Steve Serby

Steve Serby

NFL

Geno Smith can learn from Eli’s rookie woes

The rookie quarterback was clueless, overwhelmed, discouraged when it ended. He finished with a QB rating of zero. Baltimore can be an unforgiving place for a rookie quarterback.

Any rookie quarterback.

As Geno Smith, beaten and bloodied by the Ravens but nevertheless, unbowed, tries to get back up Sunday against the Dolphins in a must-win game where the Rex Ryan and the Jets desperately need him to grow up, he can look to Eli Manning as an example of how you survive and eventually overcome the growing pains.

It was Manning who suffered the most humbling, humiliating experience of his career four games after replacing Kurt Warner 10 long Decembers ago against the Mike Nolan Ravens.

It has been long forgotten that Manning looked as lost that day as Smith has over the past month or more, that the kneejerk naysayers were asking how Manning could possibly have been the first pick of the 2004 draft.

Manning was 4-for-18 that day for 27 yards with two interceptions and a fumble in a 37-14 loss before Tom Coughlin mercifully yanked him for Kurt Warner in the fourth quarter. That gave Manning one TD with six INTs in four losses.

“Thank you for bringing up these great memories,” Manning told The Post, and smiled. “It is discouraging, ’cause it’s your first year, and a lot’s happening. … Sometimes you gotta go through some growing pains.

“I sat down with my coordinator [John Hufnagel] and with Tom Coughlin and the quarterback coach [Kevin Gilbride], and I remember giving them a list of plays. I said, ‘These are my five plays that I love. I want these plays called. You can call each one twice. I feel I’m gonna get a completion. I can find a completion.’

“ Some are shots down the field, some are just to get me in a rhythm. I think you gotta get some feedback and start getting comfortable. Some plays the coordinator loves, he’s run ’em forever, and he’s had great success. Some plays you like just ’cause you see it well, you’ve thought it through all, you have your progressions, and you know how to find completions.”

In the postgame locker room, Coughlin told his team Manning would remain the starter even though he had not led a TD drive in more than 12 quarters.

“When you think about playing, you never think it would go like this,” Manning said after that game. “I’ve got to get my teammates to trust me. I haven’t proved anything to them.”

Then Gilbride on Friday: “Obviously, it was about as … low point of our career here together. They, of course, were a special defense and were especially sophisticated and complex, and then when things started going south on us, it just made it almost impossible to recover.”

Manning recovered in large part because of his makeup.

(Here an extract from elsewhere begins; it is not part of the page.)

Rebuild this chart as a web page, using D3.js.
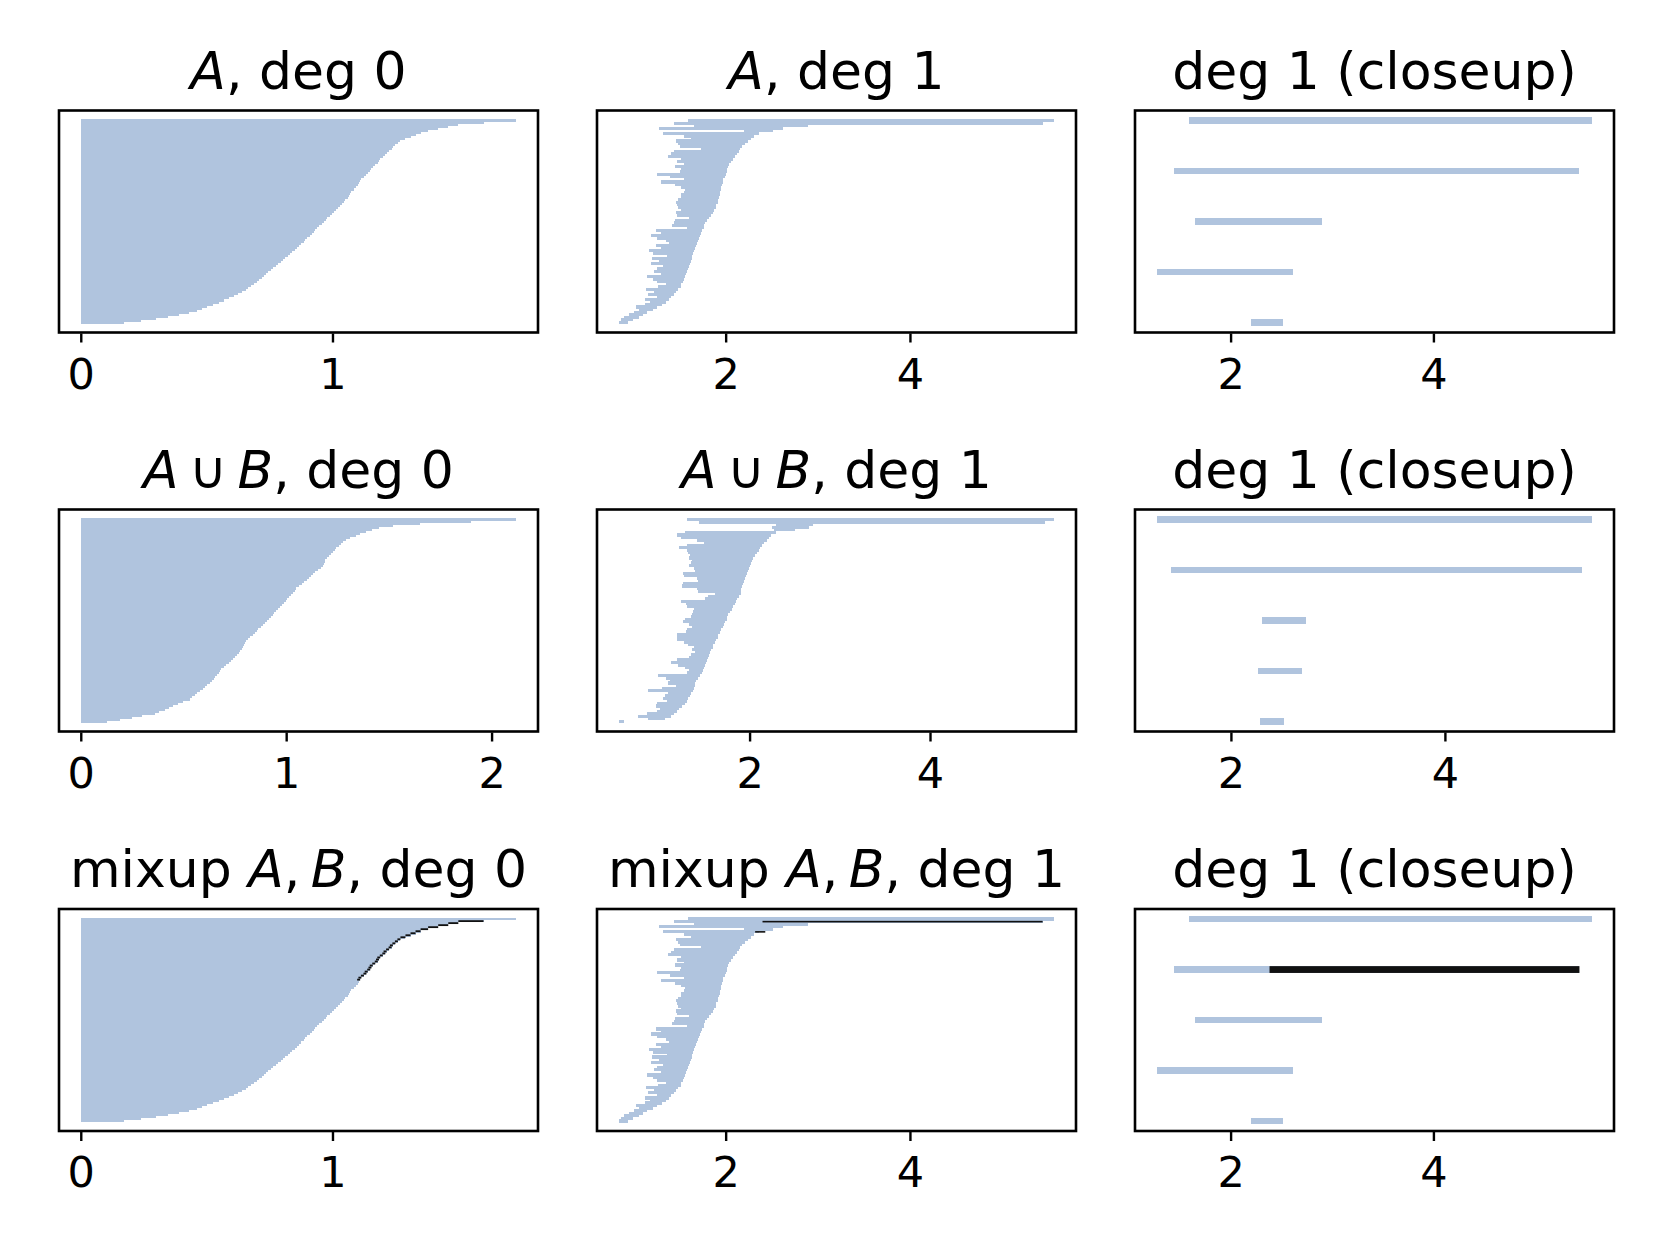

“More than anything, you just keep encouraging him, that, ‘Hey, this is part of the growth process, part of the learning curve,’ ” Gilbride said. “Fortunately, we’ve been blessed, that guy just stays as strong as you can possibly imagine anybody to be in difficult circumstances, he does.”

Smith (9-22, 127 yards, zero TDs, two INTs) finished with a 22.3 rating in Baltimore, which was better than his 10.1 rating the previous week in Buffalo.

Manning wanted no part of sitting and watching after his horrific outing.

“Even if you’re learning the hard way, you are still learning out there,” Manning said at the time.

Ryan feels the same way. Even if he fails to make the playoffs, he’ll have a good chance to stay if he can get Smith straightened out so the future is tomorrow, if it can’t be now.

“Sometimes you’ll want to sit a guy so he can see things maybe from a different perspective,” Ryan told the Miami media. “But, the best way to learn is actually get out there and do it and face it and come through it, and I think that’s probably the best way to learn.”

Manning finished his rookie season with five TDs and three INTs in his past three games. Asked what his advice for any rookie quarterback would be, the two-time Super Bowl MVP of the Giants told The Post: “You just gotta keep working. You gotta be hard on yourself, and you gotta study it, and talk to your coordinators about it to find solutions.”

The expectations for Smith are far lower than they were for Manning. The jury is out on whether Smith can be the Jets’ quarterback of the future.

He better start making his case soon. Like Sunday against the Fish. This is no time any longer for guppy love. It’s sink or swim.